» **Problem description**: A single run of lines is to be printed exactly: starting at the line with "Emit a Python" and ending at the line with "from matplotlib.lines import Line2D", both included. Leave the pictures out.

======== Supplied entries

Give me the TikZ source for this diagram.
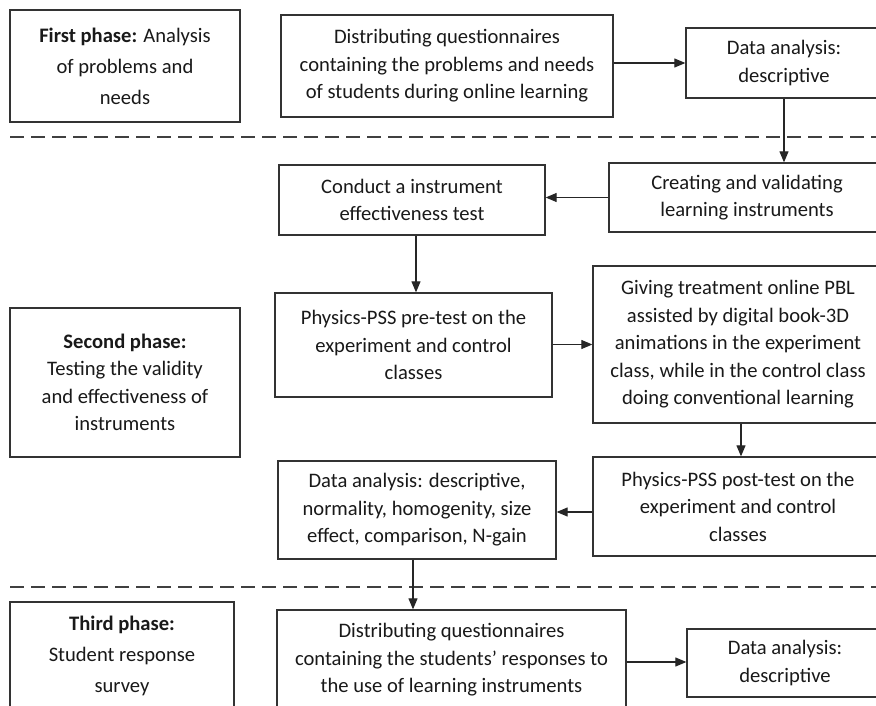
\documentclass[tikz,border=0pt]{standalone}
\usepackage{fontspec}
\setmainfont{Carlito}
\usetikzlibrary{arrows.meta}
\tikzset{
  box/.style={draw=black!80, line width=1.3pt, align=center, inner sep=0pt, text=black!90,
    font=\fontsize{20.6}{27.5}\selectfont},
  phase/.style={box, font=\fontsize{20.6}{31}\selectfont},
  arr/.style={draw=black!85, line width=1.1pt, -{Triangle[length=11pt,width=9pt]}},
  sep/.style={draw=black!75, line width=1.4pt, dash pattern=on 14pt off 7pt}
}
\begin{document}
\begin{tikzpicture}[x=1pt,y=-1pt]
\useasboundingbox (0,0) rectangle (876,706);
\clip (0,0) rectangle (876,706);
\fill[white] (0,0) rectangle (876,706);
% phase boxes
\node[phase, minimum width=230pt, minimum height=112pt] (A) at (125,66) {\textbf{First phase:} Analysis\\of problems and\\needs};
\node[box, minimum width=230pt, minimum height=149pt] (G) at (125,382.5) {\textbf{Second phase:}\\Testing the validity\\and effectiveness of\\instruments};
\node[phase, minimum width=224pt, minimum height=108pt] (L) at (122,656) {\textbf{Third phase:}\\Student response\\survey};
% process boxes
\node[box, minimum width=332pt, minimum height=102pt] (B) at (447,66) {Distributing questionnaires\\containing the problems and needs\\of students during online learning};
\node[box, minimum width=196pt, minimum height=70pt] (C) at (784,63) {Data analysis:\\descriptive};
\node[box, minimum width=276pt, minimum height=69pt] (D) at (747,197.5) {Creating and validating\\learning instruments};
\node[box, minimum width=266pt, minimum height=70pt] (E) at (412,200) {Conduct a instrument\\effectiveness test};
\node[box, minimum width=277pt, minimum height=104pt] (F) at (413.5,345) {Physics-PSS pre-test on the\\experiment and control\\classes};
\node[box, minimum width=290pt, minimum height=157pt] (H) at (738,344.5) {Giving treatment online PBL\\assisted by digital book-3D\\animations in the experiment\\class, while in the control class\\doing conventional learning};
\node[box, minimum width=290pt, minimum height=99pt] (I) at (738,506.5) {Physics-PSS post-test on the\\experiment and control\\classes};
\node[box, minimum width=278pt, minimum height=98pt] (J) at (417,510) {Data analysis: descriptive,\\normality, homogenity, size\\effect, comparison, N-gain};
\node[box, minimum width=349pt, minimum height=100pt] (K) at (451.5,660) {Distributing questionnaires\\containing the students’ responses to\\the use of learning instruments};
\node[box, minimum width=196pt, minimum height=68pt] (M) at (785,663) {Data analysis:\\descriptive};
% separators
\coordinate (s1a) at (10,137); \coordinate (s1b) at (876,137);
\coordinate (s2a) at (10,587); \coordinate (s2b) at (876,587);
\draw[sep] (s1a) -- (s1b);
\draw[sep] (s2a) -- (s2b);
% connectors
\draw[arr] (B.east |- C.west) -- (C.west);
\draw[arr] (C.south) -- (C.south |- D.north);
\draw[arr] (D.west) -- (E.east |- D.west);
\draw[arr] ([xshift=4pt]E.south) -- ([xshift=4pt]E.south |- F.north);
\draw[arr] (F.east |- H.west) -- (H.west);
\draw[arr] ([xshift=3pt]H.south) -- ([xshift=3pt]H.south |- I.north);
\draw[arr] (I.west |- 0,512) -- (J.east |- 0,512);
\draw[arr] ([xshift=-4pt]J.south) -- ([xshift=-4pt]J.south |- K.north);
\draw[arr] (K.east |- 0,662) -- (M.west |- 0,662);
\end{tikzpicture}
\end{document}
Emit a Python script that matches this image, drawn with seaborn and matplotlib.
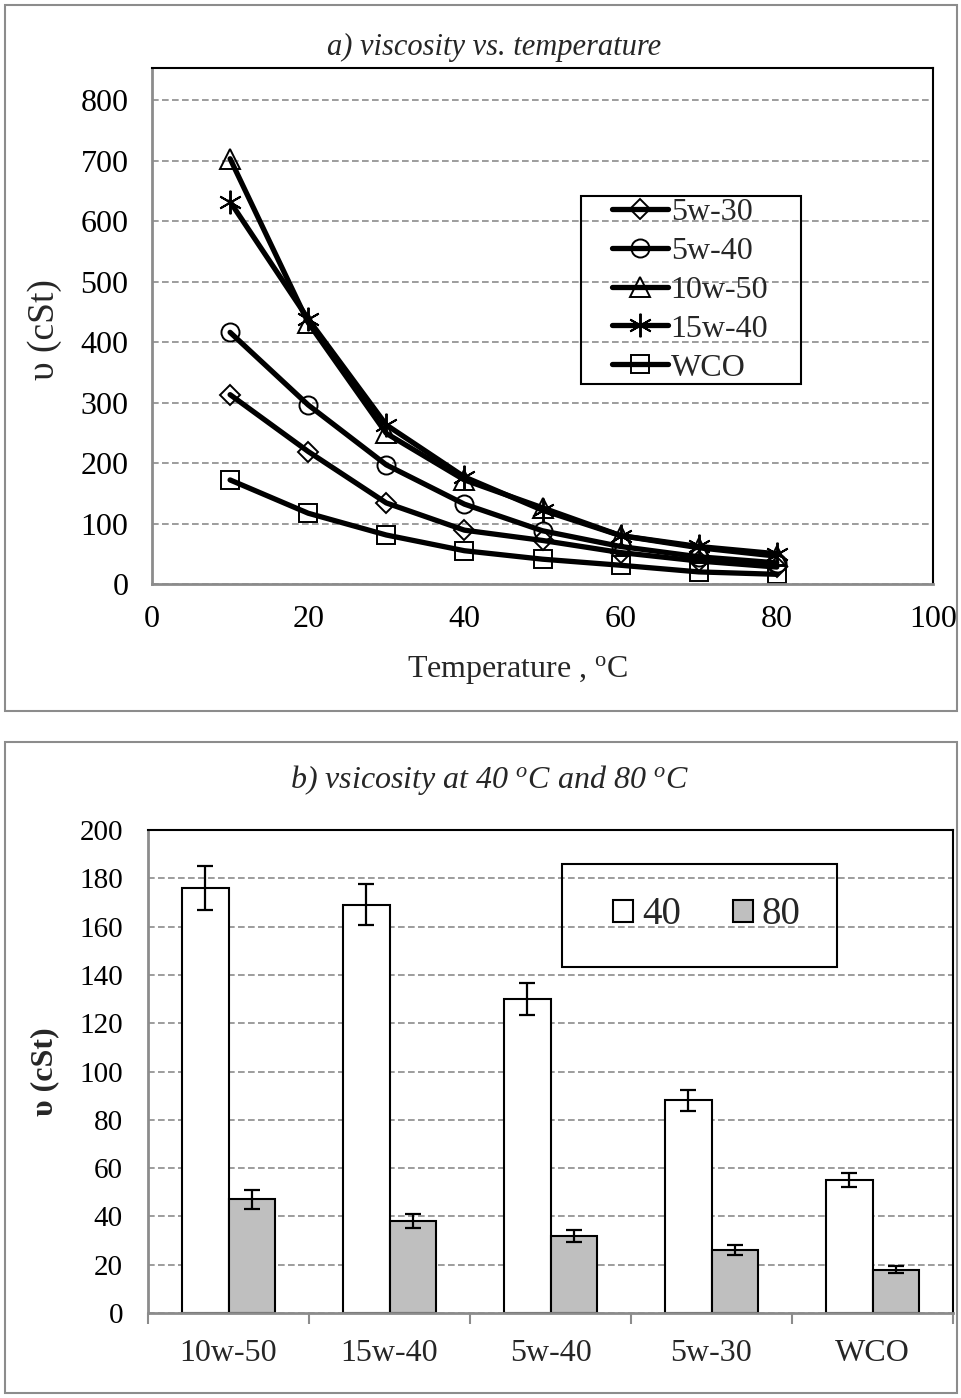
import numpy as np
import pandas as pd
import matplotlib
matplotlib.use("Agg")
import matplotlib.pyplot as plt
import seaborn as sns
from matplotlib.patches import Rectangle, Patch
from matplotlib.lines import Line2D

# ---------------- data ----------------
temps = [10, 20, 30, 40, 50, 60, 70, 80]
oil_names = ["5w-30", "5w-40", "10w-50", "15w-40", "WCO"]
v_5w30 = [313, 219, 134, 89, 72, 52, 38, 28]
v_5w40 = [416, 296, 197, 132, 88, 62, 45, 35]
v_10w50 = [703, 432, 249, 172, 126, 80, 60, 46]
v_15w40 = [632, 438, 263, 177, 122, 80, 62, 50]
v_wco = [172, 117, 81, 55, 41, 31, 20, 16]

bar_cats = ["10w-50", "15w-40", "5w-40", "5w-30", "WCO"]
visc_40 = [176, 169, 130, 88, 55]
visc_80 = [47, 38, 32, 26, 18]
err_40 = [9, 8.5, 6.5, 4.5, 3]
err_80 = [4, 3, 2.5, 2, 1.5]

# ---------------- style ----------------
sns.set_theme(style="white")
plt.rcParams["font.family"] = ["Liberation Serif", "DejaVu Serif"]
plt.rcParams["mathtext.fontset"] = "custom"
plt.rcParams["mathtext.rm"] = "Liberation Serif"
plt.rcParams["mathtext.it"] = "Liberation Serif:italic"
plt.rcParams["mathtext.bf"] = "Liberation Serif:bold"

W, H = 961, 1398
fig = plt.figure(figsize=(W / 100, H / 100), dpi=100)

def fx(px):
    return px / W

def fy(py):
    return 1 - py / H

def fig_box(x0, y0, x1, y1, color, lw):
    fig.patches.append(Rectangle((fx(x0), fy(y1)), fx(x1) - fx(x0), fy(y0) - fy(y1),
                                 transform=fig.transFigure, fill=False,
                                 edgecolor=color, lw=lw, zorder=10))

# panel borders
fig_box(5, 5, 957, 711, "#8c8c8c", 1.5)
fig_box(5, 742, 957, 1393, "#8c8c8c", 1.5)

axis_gray = "#8c8c8c"
grid_gray = "#8c8c8c"

# ---------------- top chart ----------------
ax1 = fig.add_axes([fx(152), fy(584), fx(933) - fx(152), fy(68) - fy(584)])
series = {"5w-30": v_5w30, "5w-40": v_5w40, "10w-50": v_10w50, "15w-40": v_15w40, "WCO": v_wco}
markers = {"5w-30": "D", "5w-40": "o", "10w-50": "^", "15w-40": (6, 2, 0), "WCO": "s"}
msizes = {"5w-30": 10, "5w-40": 13, "10w-50": 14, "15w-40": 17, "WCO": 13}
draw_order = ["WCO", "5w-30", "5w-40", "10w-50", "15w-40"]
for name in draw_order:
    sns.lineplot(x=temps, y=series[name], ax=ax1, color="black", lw=3.8,
                 marker=markers[name], markersize=msizes[name], markeredgewidth=1.4,
                 markerfacecolor="none", markeredgecolor="black", label=name,
                 legend=False)

ax1.set_xlim(0, 100)
ax1.set_ylim(0, 853)
ax1.set_xticks(np.arange(0, 101, 20))
ax1.set_yticks(np.arange(0, 801, 100))
ax1.yaxis.grid(True, linestyle=(0, (4, 2)), color=grid_gray, lw=1.2)
ax1.xaxis.grid(False)
ax1.set_axisbelow(True)
for s in ["left", "bottom"]:
    ax1.spines[s].set_color(axis_gray)
    ax1.spines[s].set_linewidth(2)
for s in ["top", "right"]:
    ax1.spines[s].set_color("black")
    ax1.spines[s].set_linewidth(1.5)
ax1.tick_params(axis="both", which="major", direction="out", length=7, width=1.5,
                color=axis_gray, labelsize=23, labelcolor="black", pad=10)
ax1.tick_params(axis="x", pad=8)
ax1.set_xlabel("")
ax1.set_ylabel("")
fig.text(fx(518), fy(670), r"Temperature , $^{\mathrm{o}}$C", ha="center", va="center", fontsize=23)
fig.text(fx(45), fy(330), "υ (cSt)", ha="center", va="center", rotation=90, fontsize=27)
fig.text(fx(494), fy(47), "a) viscosity vs. temperature", ha="center", va="center",
         fontsize=22, style="italic")

handles = [Line2D([], [], color="black", lw=3.8, marker=markers[n], markersize=msizes[n],
                  markerfacecolor="none", markeredgecolor="black", markeredgewidth=1.4)
           for n in oil_names]
leg1 = fig.legend(handles, oil_names, loc="center",
                  bbox_to_anchor=(fx(690), fy(290)),
                  fontsize=23, frameon=False,
                  handlelength=1.75, handletextpad=0.1, labelspacing=0.3,
                  borderpad=0, borderaxespad=0)
fig_box(581, 196, 801, 384, "black", 1.5)

# ---------------- bottom chart ----------------
ax2 = fig.add_axes([fx(148), fy(1313), fx(953) - fx(148), fy(830) - fy(1313)])
df = pd.DataFrame({
    "oil": bar_cats * 2,
    "temp": ["40"] * len(bar_cats) + ["80"] * len(bar_cats),
    "visc": visc_40 + visc_80,
})
sns.barplot(data=df, x="oil", y="visc", hue="temp", order=bar_cats, hue_order=["40", "80"],
            palette={"40": "white", "80": "#bfbfbf"}, edgecolor="black", linewidth=1.5,
            width=0.575, gap=0, errorbar=None, ax=ax2, legend=False, zorder=2)

for cont, errs in zip(ax2.containers, [err_40, err_80]):
    xs = [b.get_x() + b.get_width() / 2 for b in cont]
    ys = [b.get_height() for b in cont]
    ax2.errorbar(xs, ys, yerr=errs, fmt="none", ecolor="black", elinewidth=1.6,
                 capsize=5.5, capthick=1.6, zorder=3)

ax2.set_xlim(-0.5, len(bar_cats) - 0.5)
ax2.set_ylim(0, 200)
ax2.set_yticks(np.arange(0, 201, 20))
ax2.set_xticks(np.arange(len(bar_cats)))
ax2.set_xticklabels(bar_cats)
ax2.set_xticks(np.arange(-0.5, len(bar_cats), 1.0), minor=True)
ax2.yaxis.grid(True, linestyle=(0, (4, 2)), color=grid_gray, lw=1.2)
ax2.xaxis.grid(False)
ax2.set_axisbelow(True)
for s in ["left", "bottom"]:
    ax2.spines[s].set_color(axis_gray)
    ax2.spines[s].set_linewidth(2)
for s in ["top", "right"]:
    ax2.spines[s].set_color("black")
    ax2.spines[s].set_linewidth(1.5)
ax2.tick_params(axis="y", which="major", direction="out", length=7, width=1.5,
                color=axis_gray, labelsize=21, labelcolor="black", pad=11)
ax2.tick_params(axis="x", which="major", length=0, labelsize=23, pad=19)
ax2.tick_params(axis="x", which="minor", direction="out", length=8, width=1.5,
                color=axis_gray, bottom=True)
ax2.set_xlabel("")
ax2.set_ylabel("")
fig.text(fx(45), fy(1072), "υ (cSt)", ha="center", va="center", rotation=90,
         fontsize=23, fontweight="bold")
fig.text(fx(490), fy(780), r"b) vsicosity at 40 $^{o}$C and 80 $^{o}$C", ha="center",
         va="center", fontsize=23, style="italic")

bh = [Patch(facecolor="white", edgecolor="black", lw=1.5),
      Patch(facecolor="#bfbfbf", edgecolor="black", lw=1.5)]
leg2 = fig.legend(bh, ["40", "80"], ncol=2, loc="center",
                  bbox_to_anchor=(fx(707), fy(915)),
                  fontsize=28, frameon=False,
                  handlelength=0.5, handleheight=0.5, handletextpad=0.23,
                  columnspacing=1.35, borderpad=0, borderaxespad=0)
fig_box(562, 864, 837, 967, "black", 1.5)

fig.savefig("out.png", dpi=100)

================

» **Response below**:
Emit a Python script that matches this image, drawn with seaborn and matplotlib.
import numpy as np
import pandas as pd
import matplotlib
matplotlib.use("Agg")
import matplotlib.pyplot as plt
import seaborn as sns
from matplotlib.patches import Rectangle, Patch
from matplotlib.lines import Line2D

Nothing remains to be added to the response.